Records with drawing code
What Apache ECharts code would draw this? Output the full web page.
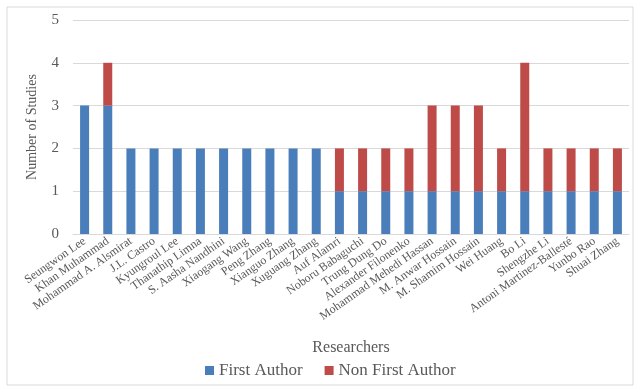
<!DOCTYPE html>
<html>
<head>
<meta charset="utf-8">
<script src="https://cdn.jsdelivr.net/npm/echarts@6/dist/echarts.min.js"></script>
<style>
  html, body { margin: 0; padding: 0; background: #fff; }
  #chart { width: 640px; height: 390px; }
</style>
</head>
<body>
<div id="chart"></div>
<script>
var researchers = ['Seungwon Lee', 'Khan Muhammad', 'Mohammad A. Alsmirat', 'J.L. Castro', 'Kyungroul Lee',
  'Thanathip Limna', 'S. Aasha Nandhini', 'Xiaogang Wang', 'Peng Zhang', 'Xianguo Zhang', 'Xuguang Zhang',
  'Auf Alamri', 'Noboru Babaguchi', 'Trung Dung Do', 'Alexander Filonenko', 'Mohammad Mehedi Hassan',
  'M. Anwar Hossain', 'M. Shamim Hossain', 'Wei Huang', 'Bo Li', 'Shengzhe Li',
  'Antoni Martinez-Ballesté', 'Yunbo Rao', 'Shuai Zhang'];
var firstAuthor = [3, 3, 2, 2, 2, 2, 2, 2, 2, 2, 2, 1, 1, 1, 1, 1, 1, 1, 1, 1, 1, 1, 1, 1];
var nonFirstAuthor = [0, 1, 0, 0, 0, 0, 0, 0, 0, 0, 0, 1, 1, 1, 1, 2, 2, 2, 1, 3, 1, 1, 1, 1];
var yTicks = [0, 1, 2, 3, 4, 5];

var font = '"Liberation Serif", "DejaVu Serif", serif';
var chart = echarts.init(document.getElementById('chart'));

var option = {
  animation: false,
  textStyle: { fontFamily: font },
  graphic: [{
    type: 'rect',
    shape: { x: 7, y: 7, width: 626, height: 378 },
    style: { fill: 'none', stroke: '#d9d9d9', lineWidth: 1 },
    silent: true
  }],
  grid: { left: 73, right: 11, top: 20, bottom: 156 },
  legend: {
    bottom: 6,
    left: 200,
    itemWidth: 9,
    itemHeight: 9,
    itemGap: 22,
    icon: 'rect',
    textStyle: { fontFamily: font, fontSize: 17, color: '#595959' },
    data: ['First Author', 'Non First Author']
  },
  xAxis: {
    type: 'category',
    data: researchers,
    name: 'Researchers',
    nameLocation: 'middle',
    nameGap: 106,
    nameTextStyle: { fontFamily: font, fontSize: 16, color: '#595959' },
    axisLine: { lineStyle: { color: '#d9d9d9' } },
    axisTick: { show: false },
    axisLabel: {
      interval: 0,
      rotate: 35,
      fontSize: 12,
      color: '#595959',
      fontFamily: font,
      margin: 6
    }
  },
  yAxis: {
    type: 'value',
    min: yTicks[0],
    max: yTicks[yTicks.length - 1],
    interval: 1,
    name: 'Number of Studies',
    nameLocation: 'middle',
    nameGap: 34,
    nameTextStyle: { fontFamily: font, fontSize: 14, color: '#595959' },
    axisLine: { show: false },
    axisTick: { show: false },
    splitLine: { lineStyle: { color: '#d9d9d9' } },
    axisLabel: { fontSize: 15, color: '#595959', fontFamily: font, margin: 14 }
  },
  series: [
    {
      name: 'First Author',
      type: 'bar',
      stack: 'total',
      barWidth: 9,
      itemStyle: { color: '#4a7ebb' },
      data: firstAuthor
    },
    {
      name: 'Non First Author',
      type: 'bar',
      stack: 'total',
      barWidth: 9,
      itemStyle: { color: '#be4b48' },
      data: nonFirstAuthor
    }
  ]
};

chart.setOption(option);
</script>
</body>
</html>
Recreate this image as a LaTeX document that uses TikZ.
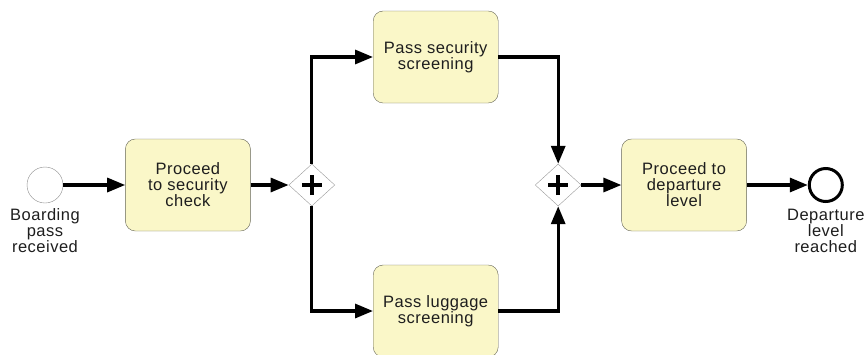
\documentclass[tikz,border=0pt]{standalone}
\usepackage{fontspec}
\setmainfont[LetterSpace=3]{Liberation Sans}
\usepackage{tikz}
\usetikzlibrary{arrows.meta,positioning,shapes.geometric,calc}
\definecolor{taskfill}{RGB}{250,247,200}
\definecolor{taskline}{RGB}{100,100,85}
\definecolor{txt}{RGB}{30,30,30}
\tikzset{%
   task/.style={
      draw=taskline,
      fill=taskfill,
      rounded corners=10pt,
      minimum width=125pt,
      minimum height=92pt,
      align=center,
      inner sep=0pt,
      text=txt
   },
   gw/.style={
      diamond,
      draw=gray!80,
      fill=white,
      minimum width=46pt,
      minimum height=42pt,
      inner sep=0pt,
      path picture={
        \draw[black, line width=4.5pt]
          ($(path picture bounding box.center)+(-10pt,0)$) --
          ($(path picture bounding box.center)+(10pt,0)$)
          ($(path picture bounding box.center)+(0,-10pt)$) --
          ($(path picture bounding box.center)+(0,10pt)$);
      }
   },
   ev/.style={
      draw=gray!90,
      circle,
      fill=white,
      minimum size=36pt,
      inner sep=0pt
   },
   endev/.style={
      draw=black,
      circle,
      line width=3pt,
      fill=white,
      minimum size=33pt,
      inner sep=0pt
   },
   lbl/.style={
      align=center,
      inner sep=0pt,
      text=txt
   },
   flow/.style={
      line width=3.2pt,
      -{Triangle[length=18pt,width=14pt]}
   },
}

\begin{document}
\begin{tikzpicture}[x=1pt, y=-1pt,
    font=\fontsize{16.5}{16}\selectfont]
   \useasboundingbox (0,0) rectangle (864,354);
   \node[ev] (start) at (45,185) {};
   \node[lbl, below=5pt of start] (startlbl) {Boarding\\pass\\received};
   \node[task, right=62pt of start] (check) {Proceed\\to security\\check};
   \node[gw, right=38pt of check] (fork) {};
   \node[task, right=38pt of fork, yshift=128pt] (security) {Pass security\\screening};
   \node[task, right=38pt of fork, yshift=-126pt] (luggage) {Pass luggage\\screening};
   \node[gw, right=200pt of fork] (join) {};
   \node[task, right=40pt of join] (departure) {Proceed to\\departure\\level};
   \node[endev, right=61pt of departure] (reached) {};
   \node[lbl, below=6pt of reached] (reachedlbl) {Departure\\level\\reached};
   % sequence flows
   \draw[flow] (start) -- (check);
   \draw[flow] (check) -- (fork);
   \draw[flow] (fork.north) |- (security.west);
   \draw[flow] (fork.south) |- (luggage.west);
   \draw[flow] (security.east) -| (join.north);
   \draw[flow] (luggage.east) -| (join.south);
   \draw[flow] (join) -- (departure);
   \draw[flow] (departure) -- (reached);
\end{tikzpicture}
\end{document}
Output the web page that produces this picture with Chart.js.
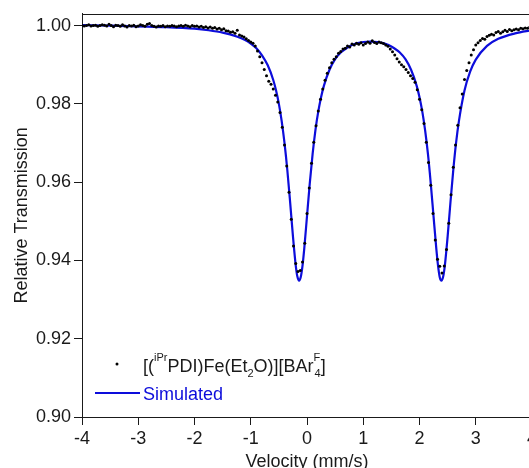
<!DOCTYPE html>
<html>
<head>
<meta charset="utf-8">
<script src="https://cdn.jsdelivr.net/npm/chart.js@4"></script>
<style>
  html, body { margin: 0; padding: 0; background: #fff; overflow: hidden; }
  #wrap { width: 529px; height: 468px; overflow: hidden; }
  canvas { display: block; }
</style>
</head>
<body>
<div id="wrap"><canvas id="moss" width="560" height="480"></canvas></div>
<script>
// ─────────────────────────────
// DATA
// ─────────────────────────────
const velocity = [
  -4.00,-3.96,-3.92,-3.88,-3.84,-3.80,-3.76,-3.72,-3.68,-3.64,
  -3.60,-3.56,-3.52,-3.48,-3.44,-3.40,-3.36,-3.32,-3.28,-3.24,
  -3.20,-3.16,-3.12,-3.08,-3.04,-3.00,-2.96,-2.92,-2.88,-2.84,
  -2.80,-2.76,-2.72,-2.68,-2.64,-2.60,-2.56,-2.52,-2.48,-2.44,
  -2.40,-2.36,-2.32,-2.28,-2.24,-2.20,-2.16,-2.12,-2.08,-2.04,
  -2.00,-1.96,-1.92,-1.88,-1.84,-1.80,-1.76,-1.72,-1.68,-1.64,
  -1.60,-1.56,-1.52,-1.48,-1.44,-1.40,-1.36,-1.32,-1.28,-1.24,
  -1.20,-1.16,-1.12,-1.08,-1.04,-1.00,-0.96,-0.92,-0.88,-0.84,
  -0.80,-0.76,-0.72,-0.68,-0.64,-0.60,-0.56,-0.52,-0.48,-0.44,
  -0.40,-0.36,-0.32,-0.28,-0.24,-0.20,-0.16,-0.12,-0.08,-0.04,
   0.00, 0.04, 0.08, 0.12, 0.16, 0.20, 0.24, 0.28, 0.32, 0.36,
   0.40, 0.44, 0.48, 0.52, 0.56, 0.60, 0.64, 0.68, 0.72, 0.76,
   0.80, 0.84, 0.88, 0.92, 0.96, 1.00, 1.04, 1.08, 1.12, 1.16,
   1.20, 1.24, 1.28, 1.32, 1.36, 1.40, 1.44, 1.48, 1.52, 1.56,
   1.60, 1.64, 1.68, 1.72, 1.76, 1.80, 1.84, 1.88, 1.92, 1.96,
   2.00, 2.04, 2.08, 2.12, 2.16, 2.20, 2.24, 2.28, 2.32, 2.36,
   2.40, 2.44, 2.48, 2.52, 2.56, 2.60, 2.64, 2.68, 2.72, 2.76,
   2.80, 2.84, 2.88, 2.92, 2.96, 3.00, 3.04, 3.08, 3.12, 3.16,
   3.20, 3.24, 3.28, 3.32, 3.36, 3.40, 3.44, 3.48, 3.52, 3.56,
   3.60, 3.64, 3.68, 3.72, 3.76, 3.80, 3.84, 3.88, 3.92, 3.96,
   4.00
];

const transmission = [
  1.0001,0.9999,1.0000,1.0002,0.9999,1.0000,1.0001,0.9998,1.0000,1.0002,
  1.0001,0.9999,1.0003,1.0000,0.9997,1.0001,1.0000,0.9998,1.0002,0.9999,
  0.9996,1.0000,0.9999,1.0001,0.9997,0.9999,1.0002,1.0000,0.9998,1.0003,
  1.0005,1.0000,0.9998,0.9996,0.9999,0.9998,1.0000,0.9997,0.9999,0.9998,
  1.0000,0.9999,0.9997,0.9999,1.0000,0.9998,1.0001,0.9999,0.9997,1.0000,
  0.9998,0.9999,0.9996,0.9998,0.9995,0.9997,0.9994,0.9996,0.9993,0.9995,
  0.9991,0.9993,0.9989,0.9992,0.9987,0.9986,0.9983,0.9984,0.9980,0.9988,
  0.9976,0.9973,0.9971,0.9966,0.9962,0.9958,0.9955,0.9948,0.9935,0.9920,
  0.9905,0.9888,0.9872,0.9858,0.9850,0.9838,0.9822,0.9805,0.9778,0.9740,
  0.9695,0.9641,0.9574,0.9505,0.9437,0.9392,0.9372,0.9374,0.9396,0.9444,
  0.9520,0.9585,0.9648,0.9702,0.9744,0.9782,0.9812,0.9838,0.9860,0.9878,
  0.9892,0.9905,0.9914,0.9920,0.9929,0.9934,0.9940,0.9942,0.9948,0.9945,
  0.9953,0.9950,0.9955,0.9952,0.9956,0.9950,0.9954,0.9958,0.9955,0.9961,
  0.9957,0.9954,0.9958,0.9956,0.9954,0.9950,0.9947,0.9940,0.9933,0.9925,
  0.9915,0.9907,0.9900,0.9895,0.9888,0.9880,0.9872,0.9865,0.9855,0.9836,
  0.9812,0.9785,0.9750,0.9702,0.9650,0.9592,0.9520,0.9452,0.9403,0.9385,
  0.9368,0.9386,0.9428,0.9495,0.9568,0.9638,0.9695,0.9745,0.9790,0.9825,
  0.9862,0.9885,0.9905,0.9925,0.9938,0.9950,0.9956,0.9962,0.9967,0.9965,
  0.9972,0.9975,0.9978,0.9976,0.9982,0.9985,0.9980,0.9984,0.9988,0.9985,
  0.9990,0.9987,0.9989,0.9991,0.9989,0.9993,0.9992,0.9994,0.9993,0.9996,
  0.9995
];

// simulated fit (doublet)
const simVelocity = [
  -4.0,-3.5,-3.0,-2.5,-2.0,-1.75,-1.5,-1.25,-1.1,-1.0,-0.9,-0.8,-0.7,-0.6,-0.55,
  -0.5,-0.45,-0.4,-0.35,-0.3,-0.25,-0.2,-0.17,-0.14,-0.11,-0.08,-0.05,0.0,0.05,
  0.1,0.15,0.2,0.25,0.3,0.4,0.5,0.6,0.7,0.8,0.9,1.0,1.125,1.25,1.35,1.45,1.55,
  1.65,1.75,1.85,1.95,2.0,2.05,2.1,2.15,2.2,2.25,2.3,2.33,2.36,2.39,2.42,2.45,
  2.5,2.55,2.6,2.65,2.7,2.8,2.9,3.0,3.2,3.4,3.7,4.0
];

const simTransmission = [
  1.0001,1.0000,0.9998,0.9996,0.9992,0.9988,0.9982,0.9972,0.9963,0.9954,0.9942,0.9924,0.9899,0.9861,0.9834,
  0.9800,0.9756,0.9700,0.9631,0.9549,0.9462,0.9387,0.9358,0.9348,0.9358,0.9386,0.9428,0.9513,0.9598,
  0.9672,0.9733,0.9780,0.9817,0.9846,0.9887,0.9914,0.9931,0.9942,0.9950,0.9955,0.9958,0.9959,0.9958,0.9955,0.9950,0.9942,
  0.9931,0.9914,0.9887,0.9846,0.9817,0.9780,0.9732,0.9672,0.9597,0.9512,0.9428,0.9386,0.9357,0.9348,0.9358,0.9386,
  0.9461,0.9548,0.9630,0.9700,0.9755,0.9834,0.9882,0.9913,0.9948,0.9966,0.9980,0.9988
];

const yTicks = [0.90, 0.92, 0.94, 0.96, 0.98, 1.00];
const xTicks = [-4, -3, -2, -1, 0, 1, 2, 3, 4];

const legendSample = [
  { t: "[(", k: "n" }, { t: "iPr", k: "sup" }, { t: "PDI)Fe(Et", k: "n" },
  { t: "2", k: "sub" }, { t: "O)][BAr", k: "n" }, { t: "F", k: "sup" },
  { t: "4", k: "sub", stack: true }, { t: "]", k: "n" }
];
const legendFit = "Simulated";

// ─────────────────────────────
// STYLE
// ─────────────────────────────
const FONT = "'Liberation Sans', Arial, sans-serif";
const INK = "#1a1a1a";
const BLUE = "#0d0ddb";

// ─────────────────────────────
// PLUGINS: frame + legend with sub/superscripts
// ─────────────────────────────
function drawRich(ctx, parts, x, y) {
  let prevX = x;
  parts.forEach(p => {
    const small = p.k !== "n";
    ctx.font = (small ? "11px " : "18px ") + FONT;
    const dy = p.k === "sup" ? -11 : p.k === "sub" ? 5 : 0;
    const startX = p.stack ? prevX + 1 : x;
    ctx.fillText(p.t, startX, y + dy);
    const w = ctx.measureText(p.t).width;
    prevX = startX;
    x = p.stack ? Math.max(x, startX + w) : x + w;
  });
}

const framePlugin = {
  id: "frame",
  afterDraw(chart) {
    const { ctx, chartArea: a } = chart;
    ctx.save();
    ctx.strokeStyle = INK;
    ctx.lineWidth = 1;
    ctx.beginPath();
    ctx.moveTo(a.left, Math.round(a.top) + 0.5);
    ctx.lineTo(a.right, Math.round(a.top) + 0.5);
    ctx.lineTo(a.right, a.bottom);
    ctx.stroke();
    ctx.restore();
  }
};

const legendPlugin = {
  id: "richLegend",
  afterDraw(chart) {
    const { ctx, chartArea: a } = chart;
    ctx.save();
    ctx.textBaseline = "alphabetic";
    ctx.textAlign = "left";

    // data row
    ctx.fillStyle = "#000";
    ctx.beginPath();
    ctx.arc(a.left + 35, a.bottom - 53, 1.5, 0, Math.PI * 2);
    ctx.fill();
    ctx.fillStyle = INK;
    drawRich(ctx, legendSample, a.left + 61, a.bottom - 45);

    // fit row
    ctx.strokeStyle = BLUE;
    ctx.lineWidth = 2;
    ctx.beginPath();
    ctx.moveTo(a.left + 13, a.bottom - 24);
    ctx.lineTo(a.left + 58, a.bottom - 24);
    ctx.stroke();
    ctx.fillStyle = BLUE;
    ctx.font = "18px " + FONT;
    ctx.fillText(legendFit, a.left + 61, a.bottom - 17);
    ctx.restore();
  }
};

// ─────────────────────────────
// CHART
// ─────────────────────────────
const measured = velocity.map((v, i) => ({ x: v, y: transmission[i] }));
const simulated = simVelocity.map((v, i) => ({ x: v, y: simTransmission[i] }));

new Chart(document.getElementById("moss"), {
  type: "scatter",
  data: {
    datasets: [
      {
        label: "measured",
        data: measured,
        pointRadius: 1.5,
        pointBackgroundColor: "#000",
        pointBorderWidth: 0,
        showLine: false
      },
      {
        label: "Simulated",
        data: simulated,
        showLine: true,
        borderColor: BLUE,
        borderWidth: 2.2,
        pointRadius: 0,
        cubicInterpolationMode: "monotone"
      }
    ]
  },
  options: {
    responsive: false,
    animation: false,
    devicePixelRatio: 1,
    layout: { padding: { top: 12, right: 28, left: 0, bottom: 0 } },
    plugins: {
      legend: { display: false },
      tooltip: { enabled: false }
    },
    scales: {
      x: {
        type: "linear",
        min: -4,
        max: 4,
        afterFit(scale) { scale.height = 63; },
        afterBuildTicks(scale) { scale.ticks = xTicks.map(v => ({ value: v })); },
        ticks: {
          color: INK,
          font: { family: FONT, size: 18 },
          padding: 3,
          maxRotation: 0,
          callback: v => String(v)
        },
        grid: { drawOnChartArea: false, tickLength: 8, tickColor: INK },
        border: { color: INK, width: 1 },
        title: {
          display: true,
          text: "Velocity (mm/s)",
          color: INK,
          font: { family: FONT, size: 18 },
          padding: { top: 0, bottom: 7 }
        }
      },
      y: {
        type: "linear",
        min: 0.9,
        max: 1.003,
        afterFit(scale) { scale.width = 82; },
        afterBuildTicks(scale) { scale.ticks = yTicks.map(v => ({ value: v })); },
        ticks: {
          color: INK,
          font: { family: FONT, size: 18 },
          padding: 3,
          callback: v => v.toFixed(2)
        },
        grid: { drawOnChartArea: false, tickLength: 8, tickColor: INK },
        border: { color: INK, width: 1 },
        title: {
          display: true,
          text: "Relative Transmission",
          color: INK,
          font: { family: FONT, size: 18 },
          padding: { top: 11, bottom: 0 }
        }
      }
    }
  },
  plugins: [framePlugin, legendPlugin]
});
</script>
</body>
</html>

EXERCISE BRIEF
From the data above, show each line that contains "page".

FULL OUTPUT
What Apache ECharts code would draw this? Output the full web page.
Output the web page that produces this picture with Chart.js.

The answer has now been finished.